EDITORIAL | SPD accountability just the start

In light of the heightened scrutiny from the federal investigation into the Seattle Police Department’s (SPD) use of force, the department has been open with how it disciplines officers, with news surfacing with unexpected regularity.

A police officer was suspended for two days without pay for demonstrating poor judgment at best while working as a security officer in his SPD uniform during his off-duty hours at a local community center in summer 2013. During an SPD Office of Police Accountability investigation, he admitted to handcuffing a teenage girl as a joke, chewing tobacco despite the posted no-smoking signs and watching pornographic images on his personal cell phone in view of a teenage boy and a community center employee.

A white, female officer received 15 days of suspension without pay — considered a “serious penalty” — for her word choice while chasing a black suspect downtown in October 2013. Superiors going through dash-camera video — as they’re required to do under SPD’s new use-of-force policy — heard her using the racially tinged word “boy.” She was also seen taunting the suspect beforehand as she nearly hit him with her patrol car, according to KIRO-FM.

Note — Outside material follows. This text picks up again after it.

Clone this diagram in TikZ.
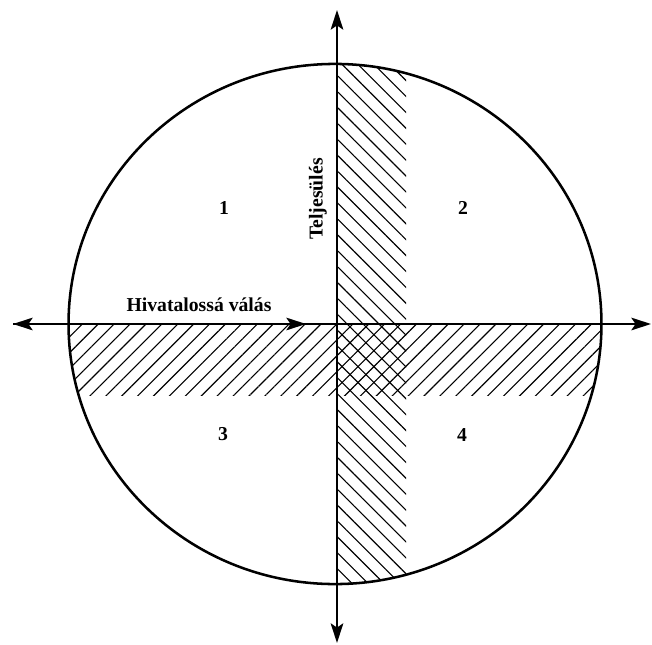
\documentclass[tikz,border=0pt]{standalone}
\usepackage{fontspec}
\setmainfont{Liberation Serif}
\usetikzlibrary{arrows.meta,patterns.meta}
\begin{document}
\begin{tikzpicture}[x=0.025cm, y=-0.025cm,
	axis/.style={line width=1.1pt, -{Stealth[length=14pt,width=9pt,inset=3pt]}},
	lbl/.style={font=\fontsize{14}{16}\selectfont\bfseries}]
	\useasboundingbox (0,0) rectangle (652,645);
	\coordinate (O) at (337,324);
	\coordinate (top) at (337,10);
	\coordinate (bottom) at (337,643);
	\coordinate (west) at (13,324);
	\coordinate (east) at (651,324);
	\coordinate (mid) at (306,324);
	% hatched bands, clipped to the circle
	\begin{scope}
		\clip (335,324) ellipse [x radius=6.66cm, y radius=6.5cm];
		\fill[pattern={Lines[angle=-45,distance=8pt,line width=0.8pt]}] (337,0) rectangle (406,645);
		\fill[pattern={Lines[angle=45,distance=8pt,line width=0.8pt]}] (0,324) rectangle (652,395);
	\end{scope}
	\draw[line width=1.8pt] (335,324) ellipse [x radius=6.66cm, y radius=6.5cm];
	\draw[axis] (O) -- (top);
	\draw[axis] (O) -- (bottom);
	\draw[axis] (O) -- (west);
	\draw[axis] (O) -- (east);
	\draw[axis] (west) -- (mid);
	\node[lbl] (q1) at (224,208) {1};
	\node[lbl] (q2) at (463,208) {2};
	\node[lbl] (q3) at (223,434) {3};
	\node[lbl] (q4) at (462,435) {4};
	\node[lbl, anchor=base] (formal) at (199,311) {Hivatalossá válás};
	\node[lbl, rotate=90] (fulfil) at (318,199) {Teljesülés};
\end{tikzpicture}
\end{document}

“We investigated it ourselves,” Sgt. Sean Whitcomb told the news outlet. “We drove the complaint process forward ourselves without any prodding or prompting.”

Unfortunately, more is sure to surface as SPD goes through thousands of hours of dash-cam and now body-camera footage, and we’ll hear of yet another officer who has been disciplined.

Despite individual officers’ behaviors, SPD has earnestly sought and apprehended suspects in several serious cases in recent weeks, including stabbings aboard a Metro bus and at a Georgetown gas station and drive-by shootings in Southeast Seattle.

Regardless of how the public is divided in its opinion of SPD, we must remember that the majority of police officers are diligently and ethically doing their jobs to protect us.

But city officials and SPD must remember that, until the police force can collectively portray itself as an upstanding group of civil servants, they can expect more unruly and uncivil dialogue at City Hall, as protestors demonstrated during Seattle City Council’s recent briefing with Police Chief Kathleen O’Toole.

SPD can’t afford any more hits to its reputation, especially with the departure of popular Assistant Chief Nick Metz, who is leaving to lead the police department in Aurora, Colo. He had been actively looking to lead a police force for years but was demoted in 2013 and then reinstated a few months later.

The department must try harder to recruit and keep quality, law-abiding officers who understand the roles of political correctness and common sense in policing — because no amount of accountability after-the-fact will ever trump just behavior from the start.